--- Start of Supplied information ---

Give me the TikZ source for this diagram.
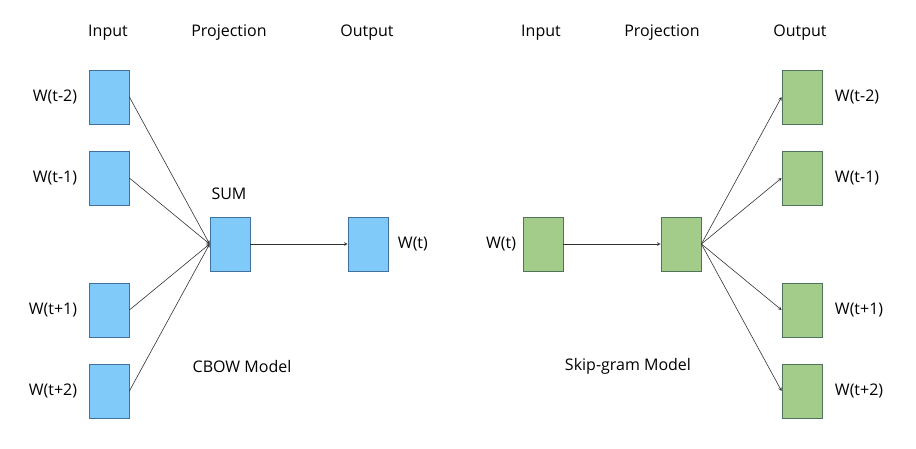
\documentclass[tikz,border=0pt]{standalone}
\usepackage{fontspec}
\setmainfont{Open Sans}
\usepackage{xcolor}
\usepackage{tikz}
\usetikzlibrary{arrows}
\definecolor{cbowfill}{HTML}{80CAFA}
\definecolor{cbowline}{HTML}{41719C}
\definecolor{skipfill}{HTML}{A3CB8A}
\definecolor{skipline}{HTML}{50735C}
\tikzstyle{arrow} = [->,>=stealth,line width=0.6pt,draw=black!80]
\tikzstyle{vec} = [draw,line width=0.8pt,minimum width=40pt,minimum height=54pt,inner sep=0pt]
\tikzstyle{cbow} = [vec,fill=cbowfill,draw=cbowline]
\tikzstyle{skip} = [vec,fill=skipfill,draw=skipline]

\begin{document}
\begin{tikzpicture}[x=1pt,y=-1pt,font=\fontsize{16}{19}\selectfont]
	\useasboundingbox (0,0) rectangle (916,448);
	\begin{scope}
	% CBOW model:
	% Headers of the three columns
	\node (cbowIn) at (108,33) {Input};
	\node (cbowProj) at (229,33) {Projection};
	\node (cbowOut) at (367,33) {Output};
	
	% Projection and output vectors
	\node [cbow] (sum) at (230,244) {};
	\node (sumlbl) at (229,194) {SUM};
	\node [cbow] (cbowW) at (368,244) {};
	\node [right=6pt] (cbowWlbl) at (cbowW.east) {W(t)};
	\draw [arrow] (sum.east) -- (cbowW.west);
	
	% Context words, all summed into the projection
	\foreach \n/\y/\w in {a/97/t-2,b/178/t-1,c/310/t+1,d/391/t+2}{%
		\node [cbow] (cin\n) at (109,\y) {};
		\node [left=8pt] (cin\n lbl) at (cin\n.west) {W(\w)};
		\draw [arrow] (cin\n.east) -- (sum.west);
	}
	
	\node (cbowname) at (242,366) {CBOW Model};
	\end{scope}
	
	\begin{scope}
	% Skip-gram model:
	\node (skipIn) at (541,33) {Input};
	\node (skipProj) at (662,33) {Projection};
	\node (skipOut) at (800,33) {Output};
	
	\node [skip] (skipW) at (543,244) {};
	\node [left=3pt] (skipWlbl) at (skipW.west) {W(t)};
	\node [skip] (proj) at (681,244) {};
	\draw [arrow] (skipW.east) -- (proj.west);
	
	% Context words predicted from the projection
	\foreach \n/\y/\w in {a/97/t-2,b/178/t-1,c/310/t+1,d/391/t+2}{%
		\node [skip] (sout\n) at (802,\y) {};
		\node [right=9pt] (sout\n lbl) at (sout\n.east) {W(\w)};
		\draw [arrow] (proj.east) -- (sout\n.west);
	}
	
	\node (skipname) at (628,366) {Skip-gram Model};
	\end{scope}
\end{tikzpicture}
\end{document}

--- End of Supplied information ---

Aim of the task —
Omit every picture while copying the listing above exactly.

Response to the task —
Give me the TikZ source for this diagram.
\documentclass[tikz,border=0pt]{standalone}
\usepackage{fontspec}
\setmainfont{Open Sans}
\usepackage{xcolor}
\usepackage{tikz}
\usetikzlibrary{arrows}
\definecolor{cbowfill}{HTML}{80CAFA}
\definecolor{cbowline}{HTML}{41719C}
\definecolor{skipfill}{HTML}{A3CB8A}
\definecolor{skipline}{HTML}{50735C}
\tikzstyle{arrow} = [->,>=stealth,line width=0.6pt,draw=black!80]
\tikzstyle{vec} = [draw,line width=0.8pt,minimum width=40pt,minimum height=54pt,inner sep=0pt]
\tikzstyle{cbow} = [vec,fill=cbowfill,draw=cbowline]
\tikzstyle{skip} = [vec,fill=skipfill,draw=skipline]

\begin{document}
\begin{tikzpicture}[x=1pt,y=-1pt,font=\fontsize{16}{19}\selectfont]
	\useasboundingbox (0,0) rectangle (916,448);
	\begin{scope}
	% CBOW model:
	% Headers of the three columns
	\node (cbowIn) at (108,33) {Input};
	\node (cbowProj) at (229,33) {Projection};
	\node (cbowOut) at (367,33) {Output};
	
	% Projection and output vectors
	\node [cbow] (sum) at (230,244) {};
	\node (sumlbl) at (229,194) {SUM};
	\node [cbow] (cbowW) at (368,244) {};
	\node [right=6pt] (cbowWlbl) at (cbowW.east) {W(t)};
	\draw [arrow] (sum.east) -- (cbowW.west);
	
	% Context words, all summed into the projection
	\foreach \n/\y/\w in {a/97/t-2,b/178/t-1,c/310/t+1,d/391/t+2}{%
		\node [cbow] (cin\n) at (109,\y) {};
		\node [left=8pt] (cin\n lbl) at (cin\n.west) {W(\w)};
		\draw [arrow] (cin\n.east) -- (sum.west);
	}
	
	\node (cbowname) at (242,366) {CBOW Model};
	\end{scope}
	
	\begin{scope}
	% Skip-gram model:
	\node (skipIn) at (541,33) {Input};
	\node (skipProj) at (662,33) {Projection};
	\node (skipOut) at (800,33) {Output};
	
	\node [skip] (skipW) at (543,244) {};
	\node [left=3pt] (skipWlbl) at (skipW.west) {W(t)};
	\node [skip] (proj) at (681,244) {};
	\draw [arrow] (skipW.east) -- (proj.west);
	
	% Context words predicted from the projection
	\foreach \n/\y/\w in {a/97/t-2,b/178/t-1,c/310/t+1,d/391/t+2}{%
		\node [skip] (sout\n) at (802,\y) {};
		\node [right=9pt] (sout\n lbl) at (sout\n.east) {W(\w)};
		\draw [arrow] (proj.east) -- (sout\n.west);
	}
	
	\node (skipname) at (628,366) {Skip-gram Model};
	\end{scope}
\end{tikzpicture}
\end{document}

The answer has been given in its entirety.